Dr. Paul Sereno, a paleontologist at the University of Chicago, said dinosaur bones and teeth have been found for centuries, and even in pre-historic times, but nobody knew what a dinosaur was at the beginning of the 19th century.

Artist rendering of a Megalosaurus.
Arthur Dorety/Stocktrek Images/AP

"A lot of people don't understand that you don't typically find a dinosaur altogether in a skeleton that looks like it's just ready to mount in a museum," he told ABC News. "You usually find pieces that are very difficult to understand what they represent and that's why it took so long for dinosaurs to enter the field even though fossils had been known for hundreds of years earlier."

At the time, the Megalosaurus was viewed as a large reptile.

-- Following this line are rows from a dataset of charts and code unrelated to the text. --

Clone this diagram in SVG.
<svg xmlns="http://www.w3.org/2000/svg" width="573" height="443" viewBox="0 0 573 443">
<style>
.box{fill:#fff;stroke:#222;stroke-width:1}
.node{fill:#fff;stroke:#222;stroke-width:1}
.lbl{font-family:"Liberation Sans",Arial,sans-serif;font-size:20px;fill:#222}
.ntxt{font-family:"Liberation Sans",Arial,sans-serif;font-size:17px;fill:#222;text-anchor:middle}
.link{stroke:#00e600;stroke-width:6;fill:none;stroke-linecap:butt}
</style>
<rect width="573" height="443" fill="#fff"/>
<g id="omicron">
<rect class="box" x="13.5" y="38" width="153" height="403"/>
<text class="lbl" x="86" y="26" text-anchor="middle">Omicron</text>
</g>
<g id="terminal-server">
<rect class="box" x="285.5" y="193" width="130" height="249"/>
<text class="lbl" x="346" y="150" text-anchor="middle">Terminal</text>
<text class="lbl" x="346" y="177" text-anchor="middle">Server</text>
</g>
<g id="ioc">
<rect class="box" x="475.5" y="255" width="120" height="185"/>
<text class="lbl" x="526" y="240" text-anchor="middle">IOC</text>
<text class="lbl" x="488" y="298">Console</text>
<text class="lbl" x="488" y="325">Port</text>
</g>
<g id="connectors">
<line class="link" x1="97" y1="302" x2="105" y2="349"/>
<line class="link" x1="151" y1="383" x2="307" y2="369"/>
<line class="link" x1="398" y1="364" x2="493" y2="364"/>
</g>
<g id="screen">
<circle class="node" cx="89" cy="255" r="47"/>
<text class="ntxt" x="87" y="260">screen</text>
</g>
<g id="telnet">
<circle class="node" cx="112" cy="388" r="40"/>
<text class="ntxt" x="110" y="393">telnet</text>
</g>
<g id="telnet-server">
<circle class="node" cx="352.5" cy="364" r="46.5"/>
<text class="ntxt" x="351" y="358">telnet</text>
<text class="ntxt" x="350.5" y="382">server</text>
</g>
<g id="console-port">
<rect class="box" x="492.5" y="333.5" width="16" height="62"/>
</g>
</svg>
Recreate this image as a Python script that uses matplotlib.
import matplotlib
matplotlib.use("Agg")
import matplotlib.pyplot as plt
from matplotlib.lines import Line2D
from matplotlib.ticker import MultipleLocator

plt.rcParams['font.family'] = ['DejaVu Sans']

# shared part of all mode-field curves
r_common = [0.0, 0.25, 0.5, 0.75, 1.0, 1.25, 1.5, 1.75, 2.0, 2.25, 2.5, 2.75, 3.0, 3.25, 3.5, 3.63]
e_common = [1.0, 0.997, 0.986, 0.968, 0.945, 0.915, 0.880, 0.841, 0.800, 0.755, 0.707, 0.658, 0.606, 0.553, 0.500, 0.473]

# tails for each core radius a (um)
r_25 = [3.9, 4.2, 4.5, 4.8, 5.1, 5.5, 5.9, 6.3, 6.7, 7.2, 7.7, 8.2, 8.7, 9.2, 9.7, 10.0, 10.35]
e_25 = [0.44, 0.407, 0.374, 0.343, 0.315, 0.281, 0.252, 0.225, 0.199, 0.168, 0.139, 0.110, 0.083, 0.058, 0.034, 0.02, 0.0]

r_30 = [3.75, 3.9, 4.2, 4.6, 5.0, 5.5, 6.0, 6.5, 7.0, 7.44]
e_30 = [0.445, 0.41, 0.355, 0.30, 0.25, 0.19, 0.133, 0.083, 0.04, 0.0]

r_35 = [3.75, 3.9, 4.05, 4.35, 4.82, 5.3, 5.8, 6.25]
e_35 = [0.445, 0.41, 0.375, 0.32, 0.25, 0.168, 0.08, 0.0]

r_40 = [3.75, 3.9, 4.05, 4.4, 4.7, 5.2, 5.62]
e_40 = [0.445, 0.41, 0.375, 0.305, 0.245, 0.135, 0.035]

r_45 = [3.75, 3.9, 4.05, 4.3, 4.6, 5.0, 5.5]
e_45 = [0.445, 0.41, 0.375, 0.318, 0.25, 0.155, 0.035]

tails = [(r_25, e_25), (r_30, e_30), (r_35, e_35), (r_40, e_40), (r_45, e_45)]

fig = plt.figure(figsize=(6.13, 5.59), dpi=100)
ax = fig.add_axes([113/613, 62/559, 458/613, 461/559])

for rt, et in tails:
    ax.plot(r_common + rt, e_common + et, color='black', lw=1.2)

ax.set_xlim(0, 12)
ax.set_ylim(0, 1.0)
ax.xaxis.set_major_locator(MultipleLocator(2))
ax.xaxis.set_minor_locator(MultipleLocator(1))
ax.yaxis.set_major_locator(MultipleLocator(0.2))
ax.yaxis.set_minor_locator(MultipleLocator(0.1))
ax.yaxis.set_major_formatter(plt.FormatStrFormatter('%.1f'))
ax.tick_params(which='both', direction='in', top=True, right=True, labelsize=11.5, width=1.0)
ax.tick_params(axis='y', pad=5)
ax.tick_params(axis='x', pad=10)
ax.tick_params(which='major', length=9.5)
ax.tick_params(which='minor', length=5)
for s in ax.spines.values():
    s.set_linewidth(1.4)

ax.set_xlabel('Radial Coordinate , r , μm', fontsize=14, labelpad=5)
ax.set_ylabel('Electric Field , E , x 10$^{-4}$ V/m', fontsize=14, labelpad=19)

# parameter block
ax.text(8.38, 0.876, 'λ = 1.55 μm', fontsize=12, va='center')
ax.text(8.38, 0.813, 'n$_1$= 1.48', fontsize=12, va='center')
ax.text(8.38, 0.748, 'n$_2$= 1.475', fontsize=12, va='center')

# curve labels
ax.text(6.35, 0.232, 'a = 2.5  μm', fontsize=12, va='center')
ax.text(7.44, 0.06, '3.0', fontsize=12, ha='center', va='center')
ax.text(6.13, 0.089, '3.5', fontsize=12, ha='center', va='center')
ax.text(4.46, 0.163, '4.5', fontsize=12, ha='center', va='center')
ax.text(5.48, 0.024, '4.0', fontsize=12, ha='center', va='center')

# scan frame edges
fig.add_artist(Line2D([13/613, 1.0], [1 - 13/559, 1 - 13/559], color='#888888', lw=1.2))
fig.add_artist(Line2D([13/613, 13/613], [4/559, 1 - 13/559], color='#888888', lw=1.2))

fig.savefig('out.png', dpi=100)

The term "dinosaur", meaning "terrible lizard," wasn't even coined until 18 years later by Sir Richard Owen.

"When this thing was named, there were no dinosaurs, so they named it as a species of lizard," Dr. David Burnham, a paleontologist at the University of Kansas Biodiversity Institute and Natural History Museum, told ABC News. "So, of course, they reconstructed it like a four-legged reptile. However, they had no idea how to make a size estimate, how big the animal was, because they were missing so many parts to the skeleton."

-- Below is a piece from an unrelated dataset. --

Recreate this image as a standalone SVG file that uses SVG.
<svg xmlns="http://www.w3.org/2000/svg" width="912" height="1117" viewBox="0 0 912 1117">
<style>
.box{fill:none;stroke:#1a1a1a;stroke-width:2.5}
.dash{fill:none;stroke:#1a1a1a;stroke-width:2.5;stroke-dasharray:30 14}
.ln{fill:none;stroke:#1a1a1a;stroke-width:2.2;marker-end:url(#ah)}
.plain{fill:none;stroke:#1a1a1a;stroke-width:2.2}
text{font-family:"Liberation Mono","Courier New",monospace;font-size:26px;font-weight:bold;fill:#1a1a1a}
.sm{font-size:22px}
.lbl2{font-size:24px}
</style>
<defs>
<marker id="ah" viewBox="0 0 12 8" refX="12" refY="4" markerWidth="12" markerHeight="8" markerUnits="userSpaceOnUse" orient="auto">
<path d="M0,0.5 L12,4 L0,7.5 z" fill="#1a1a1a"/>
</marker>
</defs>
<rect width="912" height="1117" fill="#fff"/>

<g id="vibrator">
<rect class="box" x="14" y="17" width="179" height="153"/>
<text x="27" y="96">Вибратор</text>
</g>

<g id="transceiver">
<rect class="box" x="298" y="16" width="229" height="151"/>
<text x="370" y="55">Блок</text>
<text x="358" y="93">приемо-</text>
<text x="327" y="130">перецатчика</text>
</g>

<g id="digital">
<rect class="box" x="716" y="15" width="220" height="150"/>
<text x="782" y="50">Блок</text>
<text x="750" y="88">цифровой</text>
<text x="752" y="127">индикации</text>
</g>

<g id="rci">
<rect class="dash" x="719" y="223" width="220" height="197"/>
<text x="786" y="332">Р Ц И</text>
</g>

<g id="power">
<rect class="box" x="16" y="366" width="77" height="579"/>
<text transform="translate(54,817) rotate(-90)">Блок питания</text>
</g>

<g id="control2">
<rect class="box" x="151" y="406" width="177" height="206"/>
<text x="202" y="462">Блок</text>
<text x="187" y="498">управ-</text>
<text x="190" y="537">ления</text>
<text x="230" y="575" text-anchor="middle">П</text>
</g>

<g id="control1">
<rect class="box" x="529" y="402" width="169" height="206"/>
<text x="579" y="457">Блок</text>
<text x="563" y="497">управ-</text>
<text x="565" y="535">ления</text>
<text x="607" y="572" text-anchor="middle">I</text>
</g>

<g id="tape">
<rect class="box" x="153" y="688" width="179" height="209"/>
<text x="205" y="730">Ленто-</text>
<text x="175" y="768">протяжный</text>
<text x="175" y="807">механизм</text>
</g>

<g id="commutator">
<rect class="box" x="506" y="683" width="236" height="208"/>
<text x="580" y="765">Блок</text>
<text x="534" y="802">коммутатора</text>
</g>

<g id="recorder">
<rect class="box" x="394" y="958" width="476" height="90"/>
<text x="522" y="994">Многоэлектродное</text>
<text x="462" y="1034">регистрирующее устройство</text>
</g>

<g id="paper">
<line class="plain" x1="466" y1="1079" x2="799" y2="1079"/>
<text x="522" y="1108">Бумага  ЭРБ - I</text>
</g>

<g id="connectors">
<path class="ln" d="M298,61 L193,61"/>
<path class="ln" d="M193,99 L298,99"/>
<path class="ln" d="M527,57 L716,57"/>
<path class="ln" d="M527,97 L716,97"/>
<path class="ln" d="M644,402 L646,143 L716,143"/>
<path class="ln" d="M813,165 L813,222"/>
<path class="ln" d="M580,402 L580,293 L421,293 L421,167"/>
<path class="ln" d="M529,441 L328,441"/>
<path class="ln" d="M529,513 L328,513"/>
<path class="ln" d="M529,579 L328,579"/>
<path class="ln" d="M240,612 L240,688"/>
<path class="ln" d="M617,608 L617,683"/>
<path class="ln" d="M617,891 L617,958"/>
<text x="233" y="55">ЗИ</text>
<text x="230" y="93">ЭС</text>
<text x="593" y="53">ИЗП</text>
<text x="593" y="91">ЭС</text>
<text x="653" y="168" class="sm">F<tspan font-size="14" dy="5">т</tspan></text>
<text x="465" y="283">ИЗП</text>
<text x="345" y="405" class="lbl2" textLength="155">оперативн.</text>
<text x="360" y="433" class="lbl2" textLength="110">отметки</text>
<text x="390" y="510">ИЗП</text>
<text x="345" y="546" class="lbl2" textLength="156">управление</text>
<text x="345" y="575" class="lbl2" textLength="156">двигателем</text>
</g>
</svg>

Scientists believed the Megalosaurus was about 65 feet (20 meters) long and walked on four legs. However, more recent estimates show the animal was actually about 20 feet (6 meters) long and walked on two legs.

Megalosaurus was a carnivore that lived in the Middle Jurassic period, between 165 to 168 million years ago.

To mark the event, the Geological Society is hosting a number of events including a lecture on the changing views of dinosaurs over the last 200 years. The Society has also installed a life-sized replica of a skeleton of a Megalosaurus that can be viewed until Feb. 29.

The Oxford Museum of Natural History has been hosting tours of "Megalosaurus and Buckland treasures" in addition to an exhibit of Buckland's work in October.

Burnham said that milestones such as the naming of the Megalosaurus are important to commemorate because it represents how far the field of paleontology has advanced.

William Buckland (1784-1856) British geologist and clergyman.
Universalimagesgroup/Getty Images

Sereno agrees and says since Buckland's time, new types of dinosaurs have been uncovered at an increasing pace due to the growing number of paleontologists and growing understanding among the general public about what a dinosaur looks like.

"As a result, we're learning and naming more dinosaurs today than ever before," he said. "We've really begun to sort out the dinosaur family tree, sort out their physiology and lots of other details, and we're going to learn a lot more in the decades to come."